Proponents also asserted that the traditional character of S.F. neighborhoods had been lost due to the nature of short-term rentals, which cater to transient inhabitants. Residents, who take pride and ownership in their communities, had been replaced with tourists from around the world who leave no lasting mark on the cultural landscape of the city.

Meanwhile, opponents argued that Prop F would lead to decreased revenues for landlords, privacy violations, and increased lawsuits. Private owners, they stated, should not be told what they can and cannot do with their property, especially when the extra rents generated by short-term rentals may help to pay for bills and housing costs in a city that is undoubtedly extremely expensive to live in.
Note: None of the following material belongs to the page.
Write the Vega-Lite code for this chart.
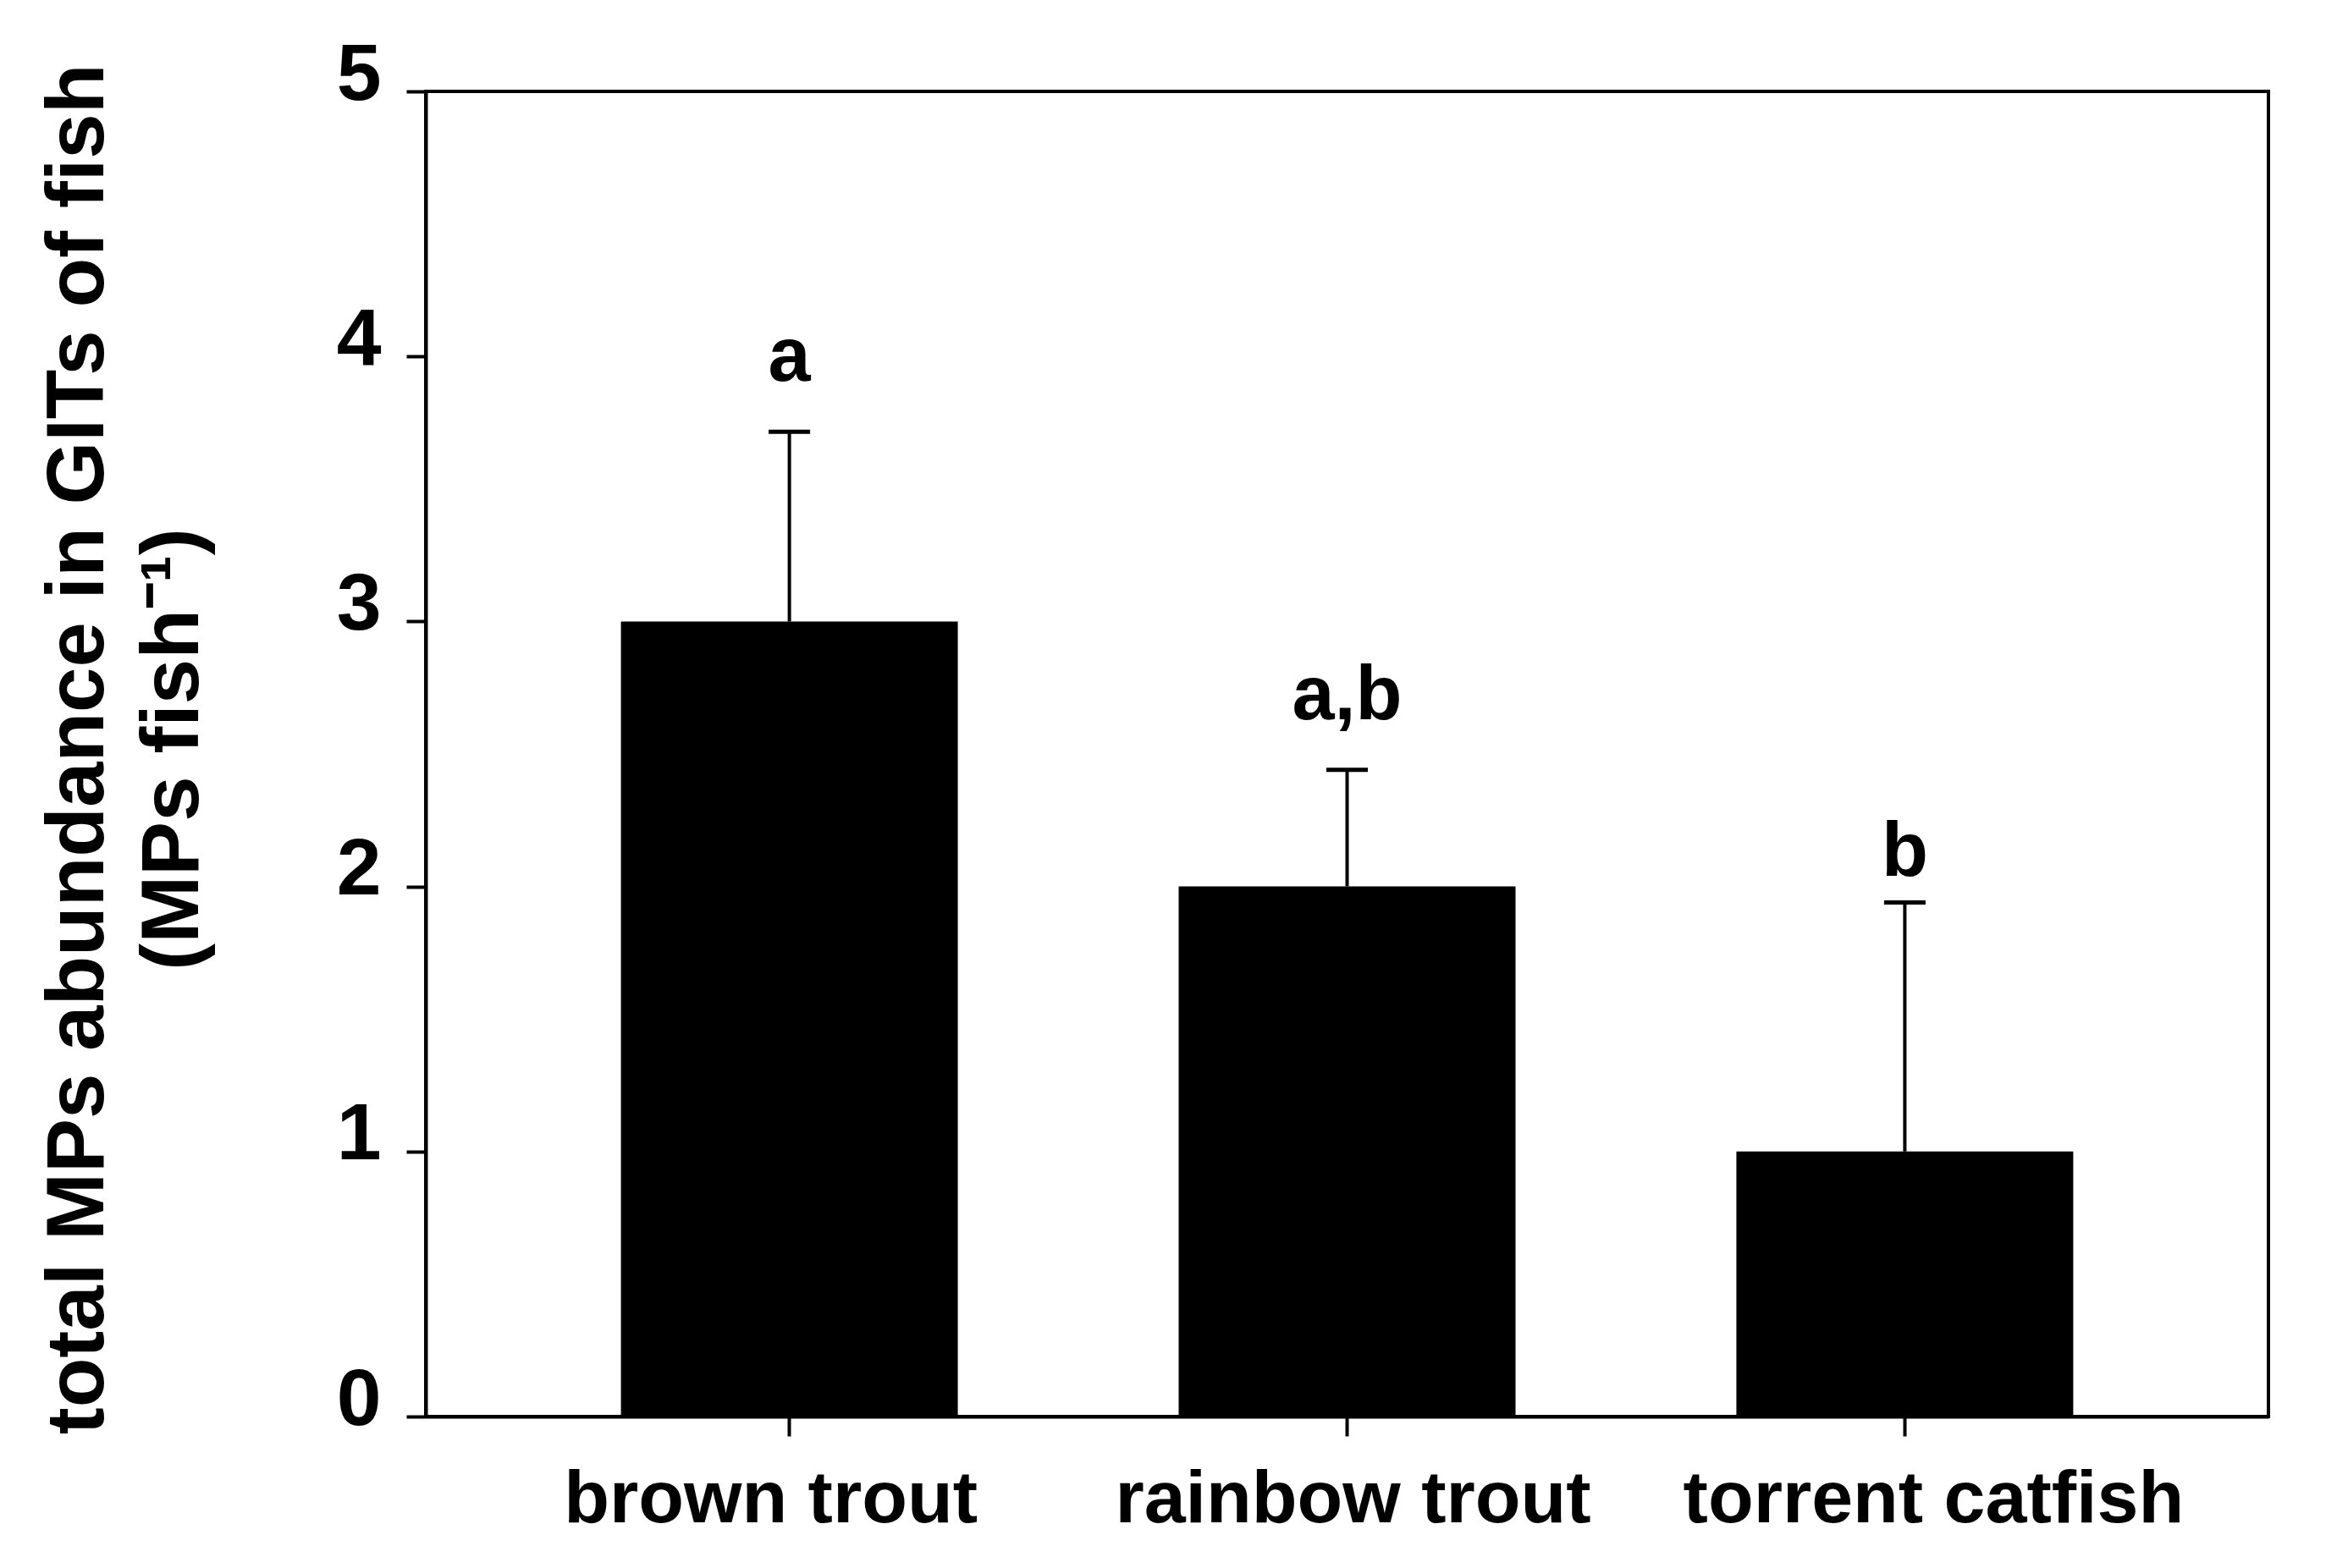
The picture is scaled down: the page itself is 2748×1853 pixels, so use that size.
{
  "$schema": "https://vega.github.io/schema/vega-lite/v6.json",
  "autosize": "none",
  "width": 2177,
  "height": 1566,
  "padding": {"left": 503, "top": 108, "right": 68, "bottom": 179},
  "background": "white",
  "config": {
    "font": "Liberation Sans",
    "view": {"stroke": "black", "strokeWidth": 4}
  },
  "data": {
    "values": [
      {"fish": "brown trout", "mean": 3, "upper": 3.716, "group": "a", "label_y": 3.908},
      {"fish": "rainbow trout", "mean": 2, "upper": 2.44, "group": "a,b", "label_y": 2.631},
      {"fish": "torrent catfish", "mean": 1, "upper": 1.94, "group": "b", "label_y": 2.04}
    ]
  },
  "encoding": {
    "x": {
      "field": "fish",
      "type": "nominal",
      "sort": null,
      "scale": {"paddingInner": 0.396, "paddingOuter": 0.35},
      "axis": {
        "title": null,
        "labelAngle": 0,
        "labelLimit": 0,
        "labelFont": "Liberation Sans",
        "labelFontSize": 88,
        "labelFontWeight": "bold",
        "labelColor": "black",
        "labelBaseline": "alphabetic",
        "labelPadding": 101,
        "labelOffset": {
          "condition": [
            {"test": "datum.value === 'brown trout'", "value": -22},
            {"test": "datum.value === 'rainbow trout'", "value": 7}
          ],
          "value": 34
        },
        "tickSize": 23,
        "tickWidth": 4,
        "tickColor": "black",
        "domainColor": "black",
        "domainWidth": 4,
        "grid": false
      }
    }
  },
  "layer": [
    {
      "mark": {"type": "bar", "color": "black"},
      "encoding": {
        "y": {
          "field": "mean",
          "type": "quantitative",
          "scale": {"domain": [0, 5], "nice": false},
          "axis": {
            "values": [0, 1, 2, 3, 4, 5],
            "format": "d",
            "grid": false,
            "labelFont": "Liberation Sans",
            "labelFontSize": 95,
            "labelFontWeight": "bold",
            "labelColor": "black",
            "labelBaseline": "middle",
            "labelOffset": -20,
            "labelPadding": 30,
            "tickSize": 23,
            "tickWidth": 4,
            "tickColor": "black",
            "domainColor": "black",
            "domainWidth": 4,
            "title": ["total MPs abundance in GITs of fish", "(MPs fish⁻¹)"],
            "titleFont": "Liberation Sans",
            "titleFontSize": 96,
            "titleFontWeight": "bold",
            "titleColor": "black",
            "titleAngle": -90,
            "titleBaseline": "top",
            "titleAlign": "center",
            "titleX": -458,
            "titleY": 777,
            "titleLineHeight": 112
          }
        }
      }
    },
    {
      "mark": {"type": "rule", "color": "black", "strokeWidth": 4},
      "encoding": {
        "y": {"field": "mean", "type": "quantitative"},
        "y2": {"field": "upper"}
      }
    },
    {
      "mark": {"type": "tick", "color": "black", "size": 49, "thickness": 5, "opacity": 1},
      "encoding": {
        "y": {"field": "upper", "type": "quantitative"}
      }
    },
    {
      "mark": {"type": "text", "font": "Liberation Sans", "fontSize": 90, "fontWeight": "bold", "color": "black", "baseline": "alphabetic", "align": "center"},
      "encoding": {
        "y": {"field": "label_y", "type": "quantitative"},
        "text": {"field": "group"}
      }
    }
  ]
}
Likewise, with civil penalties of up to $1,000 per day for private individuals, opponents contended there was the potential and incentive for increased litigation between neighbors, thus dividing the neighborhood fabric that proponents had sought to maintain. In that regard, opponents believed the city should be the one to regulate the short-term rental market, not neighbors with a vendetta or those out to make a quick buck.

Further, opponents claimed the proposition was riddled with privacy violations. Currently, owners of short-term rentals only share personal data with the online rental companies through which they list their rental units, but under Prop F, certain data would have been shared with the municipality as well. This was of concern to voters who have a distrust of government.
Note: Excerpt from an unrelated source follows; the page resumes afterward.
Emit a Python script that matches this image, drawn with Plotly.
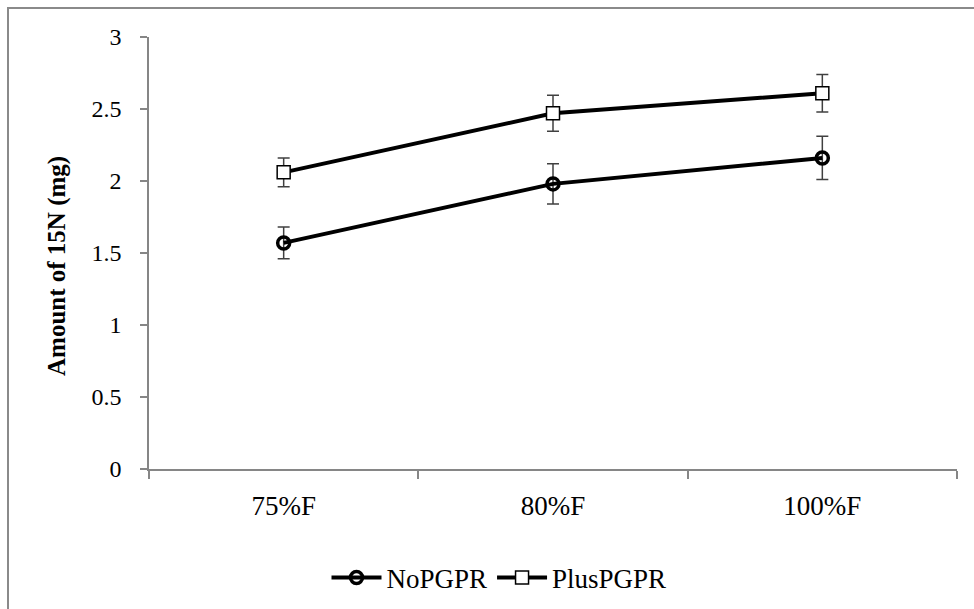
import plotly.graph_objects as go

categories = ["75%F", "80%F", "100%F"]
no_pgpr = [1.57, 1.98, 2.16]
no_pgpr_err = [0.11, 0.14, 0.15]
plus_pgpr = [2.06, 2.47, 2.61]
plus_pgpr_err = [0.10, 0.125, 0.13]
y_ticks = [0, 0.5, 1, 1.5, 2, 2.5, 3]
y_tick_labels = ["0", "0.5", "1", "1.5", "2", "2.5", "3"]
y_title = "Amount of 15N (mg)"

FONT = "'Liberation Serif', 'Times New Roman', 'DejaVu Serif', serif"
W, H = 974, 609
L, R, T, B = 149, 17, 37, 140
pw, ph = W - L - R, H - T - B

fig = go.Figure()
fig.add_trace(go.Scatter(
    x=categories, y=no_pgpr, name="NoPGPR", mode="lines+markers",
    line=dict(color="black", width=4),
    marker=dict(symbol="circle-open", size=12, color="black", line=dict(width=3.5, color="black")),
    error_y=dict(type="data", array=no_pgpr_err, color="#404040", thickness=1.5, width=6),
))
fig.add_trace(go.Scatter(
    x=categories, y=plus_pgpr, name="PlusPGPR", mode="lines+markers",
    line=dict(color="black", width=4),
    marker=dict(symbol="square", size=13, color="white", line=dict(width=1.5, color="black")),
    error_y=dict(type="data", array=plus_pgpr_err, color="#404040", thickness=1.5, width=6),
))

# outer chart frame (extends beyond right and bottom edges)
fig.add_shape(type="rect", xref="paper", yref="paper",
              x0=(8 - L) / pw, x1=(W + 20 - L) / pw,
              y0=-(B + 20) / ph, y1=1 + (T - 8) / ph,
              line=dict(color="#8a8a8a", width=2), fillcolor="rgba(0,0,0,0)", layer="below")

# y-axis title, placed as in the reference (slightly below the axis centre)
fig.add_annotation(text="<b>" + y_title + "</b>", textangle=-90,
                   xref="paper", yref="paper",
                   x=(57 - L) / pw, y=(H - B - 266) / ph,
                   xanchor="center", yanchor="middle", showarrow=False,
                   font=dict(family=FONT, size=25, color="black"))

fig.update_layout(
    width=W, height=H,
    margin=dict(l=L, r=R, t=T, b=B),
    paper_bgcolor="white", plot_bgcolor="white",
    font=dict(family=FONT, size=24, color="black"),
    showlegend=True,
    legend=dict(orientation="h", xref="container", yref="container",
                x=499 / W, y=(H - 578) / H, xanchor="center", yanchor="middle",
                font=dict(family=FONT, size=27, color="black"), itemwidth=50,
                bgcolor="rgba(0,0,0,0)"),
    xaxis=dict(type="category", range=[-0.5, 2.5], tickson="boundaries",
               showline=True, linecolor="#868686", linewidth=1.5,
               ticks="outside", ticklen=8, tickcolor="#868686", tickwidth=1.5,
               showgrid=False, zeroline=False, ticklabelstandoff=12,
               tickfont=dict(family=FONT, size=27, color="black")),
    yaxis=dict(range=[0, 3], tickvals=y_ticks, ticktext=y_tick_labels,
               showline=True, linecolor="#868686", linewidth=1.5,
               ticks="outside", ticklen=7, tickcolor="#868686", tickwidth=1.5,
               showgrid=False, zeroline=False, ticklabelstandoff=14,
               tickfont=dict(family=FONT, size=24, color="black")),
)

fig.write_html("out.html")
Although Prop F was defeated this year, the attention it generated only highlights the significant role and impact that short-term online rentals have had in the city of San Francisco. Undoubtedly, the issue will continue to be hotly debated and we should expect to see additional ballot initiatives in the years to come.    

Anaheim and Santa Ana – Differing Paths on Moratoriums

Meanwhile, in Southern California, both Anaheim and Santa Ana have imposed moratoriums on short-term rentals while considering how to regulate them. The two cities, however, are now taking different approaches to addressing these moratoriums.
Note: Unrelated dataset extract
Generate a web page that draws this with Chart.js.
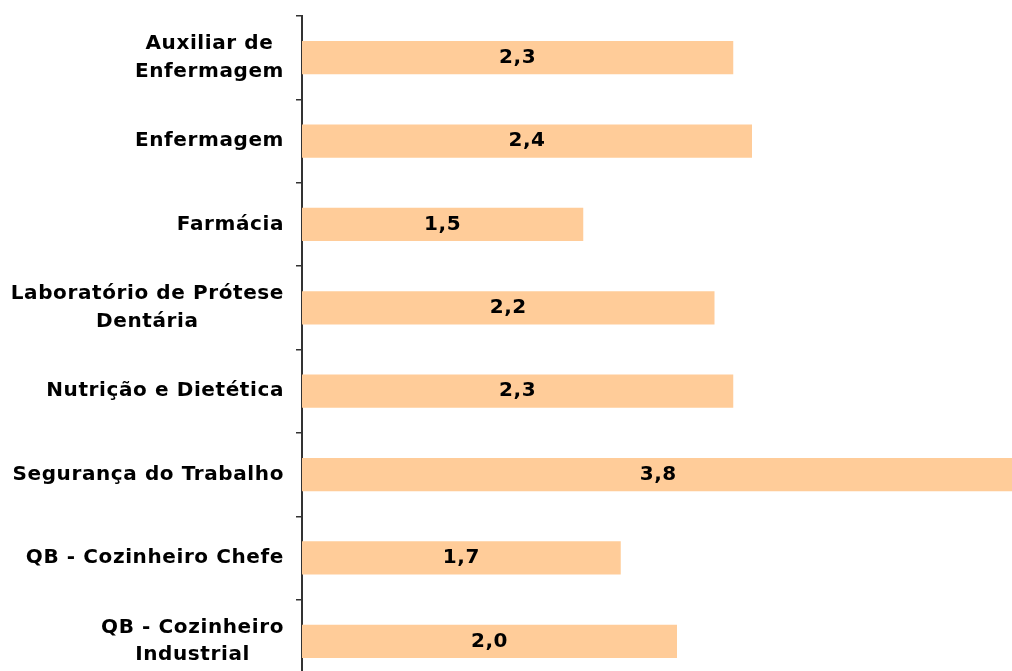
<!DOCTYPE html>
<html lang="pt">
<head>
<meta charset="utf-8">
<title>Cursos técnicos</title>
<script src="https://cdn.jsdelivr.net/npm/chart.js@4.4.1/dist/chart.umd.min.js"></script>
<style>
  html, body { margin:0; padding:0; background:#fff; overflow:hidden; }
  .wrap { position:relative; width:1052px; height:683px; }
</style>
</head>
<body>
<div class="wrap"><canvas id="cursoChart"></canvas></div>
<script>
/* ════════════════════════════
   DATA
════════════════════════════ */
const CURSOS = [
  ['Auxiliar de', 'Enfermagem'],
  'Enfermagem',
  'Farmácia',
  ['Laboratório de Prótese', 'Dentária'],
  'Nutrição e Dietética',
  'Segurança do Trabalho',
  'QB - Cozinheiro Chefe',
  ['QB - Cozinheiro', 'Industrial'],
];
const VALORES = [2.3, 2.4, 1.5, 2.2, 2.3, 3.8, 1.7, 2.0];

const FONT = '"DejaVu Sans", Verdana, sans-serif';

/* ════════════════════════════
   PLUGINS
════════════════════════════ */
// category names, right-aligned block with centred lines
const catLabels = {
  id: 'catLabels',
  afterDraw(chart) {
    const { ctx } = chart;
    const y = chart.scales.y;
    ctx.save();
    ctx.font = 'bold 20px ' + FONT;
    ctx.letterSpacing = '0.6px';
    ctx.fillStyle = '#000';
    ctx.textAlign = 'center';
    ctx.textBaseline = 'middle';
    const lh = 27.5, right = 284;
    CURSOS.forEach((lab, i) => {
      const lines = Array.isArray(lab) ? lab : [lab];
      const w = Math.max(...lines.map(l => ctx.measureText(l).width));
      const cx = right - w / 2;
      const cy = y.getPixelForValue(i);
      lines.forEach((l, j) => {
        ctx.fillText(l, cx, cy + (j - (lines.length - 1) / 2) * lh);
      });
    });
    ctx.restore();
  }
};

// value inside each bar, decimal comma
const barValues = {
  id: 'barValues',
  afterDatasetsDraw(chart) {
    const { ctx } = chart;
    ctx.save();
    ctx.font = 'bold 20px ' + FONT;
    ctx.letterSpacing = '0.6px';
    ctx.fillStyle = '#000';
    ctx.textAlign = 'center';
    ctx.textBaseline = 'middle';
    chart.getDatasetMeta(0).data.forEach((bar, i) => {
      const txt = VALORES[i].toFixed(1).replace('.', ',');
      ctx.fillText(txt, (bar.x + bar.base) / 2, bar.y);
    });
    ctx.restore();
  }
};

/* ════════════════════════════
   CHART
════════════════════════════ */
new Chart(document.getElementById('cursoChart').getContext('2d'), {
  type: 'bar',
  data: {
    labels: CURSOS,
    datasets: [{
      data: VALORES,
      backgroundColor: '#FFCC99',
      barPercentage: 0.4,
      categoryPercentage: 1,
    }]
  },
  options: {
    indexAxis: 'y',
    responsive: true, maintainAspectRatio: false,
    animation: false,
    layout: { padding: { top: 16, right: 0, bottom: 0, left: 0 } },
    plugins: { legend: { display: false }, tooltip: { enabled: false } },
    scales: {
      x: { display: false, min: 0, max: 4 },
      y: {
        offset: true,
        ticks: { display: false },
        grid: { drawOnChartArea: false, drawTicks: true, tickLength: 6, color: '#333', offset: true, lineWidth: 1.5 },
        border: { display: true, color: '#333', width: 2 },
        afterFit(scale) { scale.width = 302; }
      }
    }
  },
  plugins: [catLabels, barValues]
});
</script>
</body>
</html>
On October 20, 2015, the Anaheim City Council voted unanimously to extend the moratorium by an additional 186 days. Given the extension, no new permits for short-term rentals will be issued in Anaheim until May 3, 2016 at the earliest. Prior to imposing the moratorium, Anaheim had been receiving approximately five to 10 applications a week for new short-term rental permits. One idea the city is considering is whether to impose a minimum geographic separation between rental homes, and a requirement that neighbors be notified before a rental home permit is approved.

Meanwhile, and on the same night that Anaheim voted to extend its moratorium, the City Council for Santa Ana voted unanimously to let its moratorium expire on October 30th. However, the city will continue to study how best to legislate short term rentals so as to best balance the competing concerns of community activists, renters and landlords.

The diverging paths taken by Anaheim and Santa Ana are particularly interesting given their close proximity to one another in Orange County. Both municipalities’ unwillingness to commit to a decision on how best to proceed only serves to highlight the fact that no best practices yet exist for regulating these businesses.

Sacramento

Further north, Sacramento is also passing short-term rental legislation. On October 13, 2015, the Sacramento City Council Law and Legislation Committee passed a proposal allowing people to rent out their homes using online booking companies. Notably, in passing the proposal, the Council voted to eliminate proposed language that would have required a home owner to be present for at least 6.5 hours a night, thus paving the way for homeowners to rent out their homes as separate income properties.

If ultimately enacted, the proposal will allow as many as six people to rent two rooms in a home for less than 29 days. The details, however, are still being worked out. The committee, for example, is split on whether to require a conditional use permit. In that regard, the city would create permit options including a flat fee, as well as a tiered system linked to the number of days a home is rented. The permit could potentially be in the $3,000 range.

It will be interesting to see how the proposal evolves over time in Sacramento, particularly with respect to the hefty conditional use permit fee. A high fee would deter homeowners from renting out their properties on an occasional basis, as they would be unlikely to recoup the fee and still turn a healthy profit.  It would likely lead to a significant portion of short-term rentals being run only by professional landlords.

California

The State of California is also looking into passing statewide legislation that would regulate the short-term rental industry. In February 2015, California Senator Mike McGuire introduced a bill (SB 593) aimed at assisting local jurisdictions in enforcing their local laws and collecting tourist taxes. In that regard, the bill would require online vacation and short term rental sites to report certain booking information on a quarterly basis, including the address of each listed property, the total number of nights the property was rented, and rental fees collected. In addition, the bill would ban rental listings of properties located in a city or county in which short term rentals are prohibited, and it would require the online vacation rental site to collect the applicable transient occupancy tax if requested by that city or county.

Although the bill was initially met with much success, i.e. it passed the Senate Transportation and Housing Committee as well as the Governance and Finance Committee – it ultimately stalled. As Senator McGuire stated, the bill was “unable to find common ground prior to the Senate’s legislative deadline.”

Nonetheless, the Senator is not deterred. Despite the setback, he has vowed that in January 2016, he will reintroduce the bill as a two-year bill. In the meantime, local governments are presently left to their own devices as to how best to regulate online rental agencies.

This article is not offered as, and should not be relied on as, legal advice. You should consult an attorney for advice in specific situations.